Terence Weldon reports that Vines’ book makes a novel argument regarding John Paul II’s “Theology of the Body” and its implications for the Church’s view of sexuality. Weldon writes:
His argument rests on three key premises: we are not created to be alone, but need to live in the companionship of marriage to fulfill God’s plan; we know from science that sexual orientation is fixed, and cannot be changed, so that heterosexual marriage is inappropriate for inherently gay men and women; and that although celibacy is a valid choice for some, it is a gift which can only be granted, not imposed.
“From these simple, uncontroversial premises,” Weldon tells us, “the conclusion is inexorable.”
What’s interesting is that Vines builds his third premise on the Theology of the Body. According to Weldon, Vines finds passages from JPII that “assure us that celibacy is difficult and a gift, not a command, and so is not required of all. Those for who have not been given the gift of voluntary celibacy, says John Paul, should marry. Noting that for inherently gay people, heterosexual marriage is not an option, Vines’ conclusion is that this necessarily means same – sex marriage.”
In a related vein, Catholic theologian Lisa Fullam (h/t Bill Lindsey) observes, among many great arguments for the Catholic recognition of civil gay marriage, that John Paul II also wrote that ““[E]ven when procreation is not possible, conjugal life does not for this reason lose its value.”

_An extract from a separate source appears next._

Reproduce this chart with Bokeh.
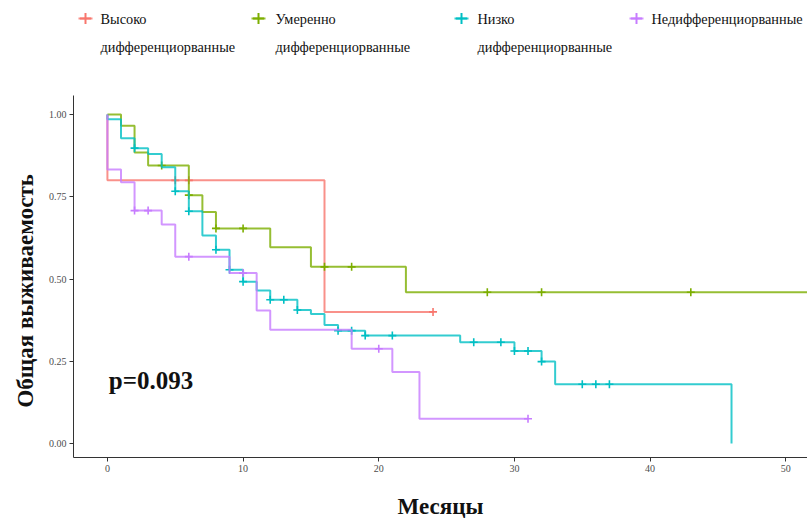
from bokeh.plotting import figure
from bokeh.layouts import column
from bokeh.models import Range1d, Label, FixedTicker, PrintfTickFormatter
from bokeh.embed import file_html
from bokeh.resources import INLINE

# Kaplan-Meier estimates by differentiation grade (months, survival)
legend_line1 = ["Высоко", "Умеренно", "Низко", "Недифференциорванные"]
legend_line2 = ["дифференциорванные", "дифференциорванные", "дифференциорванные", ""]
colors = ["#F8766D", "#7CAE00", "#00BFC4", "#C77CFF"]

high_t = [0, 0, 16, 24]
high_s = [1.0, 0.80, 0.40, 0.40]
high_cens = [5, 6, 24]

mod_t = [0, 1, 2, 3, 6, 7, 8, 12, 15, 22, 54]
mod_s = [1.0, 0.966, 0.885, 0.845, 0.755, 0.704, 0.654, 0.597, 0.537, 0.460, 0.460]
mod_cens = [4, 6, 8, 10, 16, 18, 28, 32, 43]

low_t = [0, 0, 1, 2, 3, 4, 5, 6, 7, 8, 9, 10, 11, 12, 14, 15, 16, 17, 19, 26, 30, 32, 33, 46]
low_s = [1.0, 0.986, 0.928, 0.898, 0.880, 0.840, 0.767, 0.706, 0.632, 0.589, 0.528, 0.492,
         0.465, 0.437, 0.406, 0.394, 0.360, 0.343, 0.328, 0.308, 0.281, 0.249, 0.180, 0.0]
low_cens = [2, 5, 6, 8, 9, 10, 12, 13, 14, 17, 18, 19, 21, 27, 29, 30, 31, 32, 35, 36, 37]

undiff_t = [0, 0, 1, 2, 4, 5, 9, 11, 12, 18, 21, 23, 31]
undiff_s = [1.0, 0.833, 0.794, 0.708, 0.666, 0.568, 0.518, 0.404, 0.346, 0.288, 0.217, 0.075, 0.075]
undiff_cens = [2, 3, 6, 10, 20, 31]

y_ticks = [0.0, 0.25, 0.5, 0.75, 1.0]
x_ticks = [0, 10, 20, 30, 40, 50]
p_value_text = "p=0.093"
x_title = "Месяцы"
y_title = "Общая выживаемость"

curves = [(high_t, high_s, high_cens), (mod_t, mod_s, mod_cens),
          (low_t, low_s, low_cens), (undiff_t, undiff_s, undiff_cens)]


def surv_at(times, surv, t):
    """Step-function value of a KM curve at time t."""
    val = surv[0]
    for ti, si in zip(times, surv):
        if ti <= t:
            val = si
    return val


serif = "Liberation Serif"
narrow = "Liberation Sans Narrow"

# ---- legend strip (pixel-like coordinates) ----
leg = figure(width=807, height=90, x_range=Range1d(73, 807), y_range=Range1d(90, 0),
             output_backend="svg", toolbar_location=None,
             x_axis_location=None, y_axis_location=None,
             min_border_left=73, min_border_right=0, min_border_top=0, min_border_bottom=0)
leg.outline_line_color = None
leg.grid.visible = False
key_x = [85, 258, 461, 636]
text_x = [100, 275, 477, 651]
for kx, tx, c, l1, l2 in zip(key_x, text_x, colors, legend_line1, legend_line2):
    leg.segment(x0=[kx - 7], y0=[18], x1=[kx + 7], y1=[18], line_color=c, line_width=2, line_alpha=0.8)
    leg.scatter(x=[kx], y=[18], marker="cross", size=11, line_color=c, line_width=2)
    leg.add_layout(Label(x=tx, y=18, text=l1, text_font=serif, text_font_size="14.3px",
                         text_color="#111111", text_baseline="middle", text_align="left"))
    if l2:
        leg.add_layout(Label(x=tx, y=46, text=l2, text_font=serif, text_font_size="14.3px",
                             text_color="#111111", text_baseline="middle", text_align="left"))

# ---- survival plot ----
p = figure(width=807, height=431, x_range=Range1d(-2.5, 51.6), y_range=Range1d(-0.0426, 1.058),
           output_backend="svg", toolbar_location=None,
           min_border_left=73, min_border_right=0, min_border_top=5, min_border_bottom=64)
p.outline_line_color = None
p.grid.visible = False

for (t, s, cens), c in zip(curves, colors):
    p.step(x=t, y=s, mode="after", line_color=c, line_width=2, line_alpha=0.8)
    cy = [surv_at(t, s, ct) for ct in cens]
    p.scatter(x=cens, y=cy, marker="cross", size=8, line_color=c, line_width=1.6)

for ax in (p.xaxis[0], p.yaxis[0]):
    ax.axis_line_color = "#333333"
    ax.major_tick_line_color = "#333333"
    ax.major_tick_out = 4
    ax.major_tick_in = 0
    ax.minor_tick_line_color = None
    ax.major_label_text_font = narrow
    ax.major_label_text_font_size = "10px"
    ax.major_label_text_color = "#4d4d4d"
    ax.axis_label_text_font = serif
    ax.axis_label_text_font_style = "bold"
    ax.axis_label_text_font_size = "23px"
    ax.axis_label_text_color = "#111111"
p.xaxis.ticker = FixedTicker(ticks=x_ticks)
p.yaxis.ticker = FixedTicker(ticks=y_ticks)
p.yaxis.formatter = PrintfTickFormatter(format="%.2f")
p.xaxis.major_label_standoff = 3
p.yaxis.major_label_standoff = 3
p.xaxis.axis_label = x_title
p.xaxis.axis_label_standoff = 19
# trailing no-break spaces nudge the rotated title toward the bottom
p.yaxis.axis_label = y_title + "\u00a0" * 5
p.yaxis.axis_label_standoff = 8

p.add_layout(Label(x=0.1, y=0.19, text=p_value_text, text_font=serif, text_font_style="bold",
                   text_font_size="25px", text_color="#111111", text_baseline="middle"))

layout = column(leg, p, spacing=0)
open("out.html", "w").write(file_html(layout, INLINE))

My feelings on the Theology of the Body are about the same as my feelings about the Catholic understanding of natural law, and in both cases, those feelings surprise some readers of this blog: I love them. There’s so much to be learned from both JPII and the Catholic “natural lawyers”. The problem is that you can’t start from the premises that they start with and end up where they do. That’s all.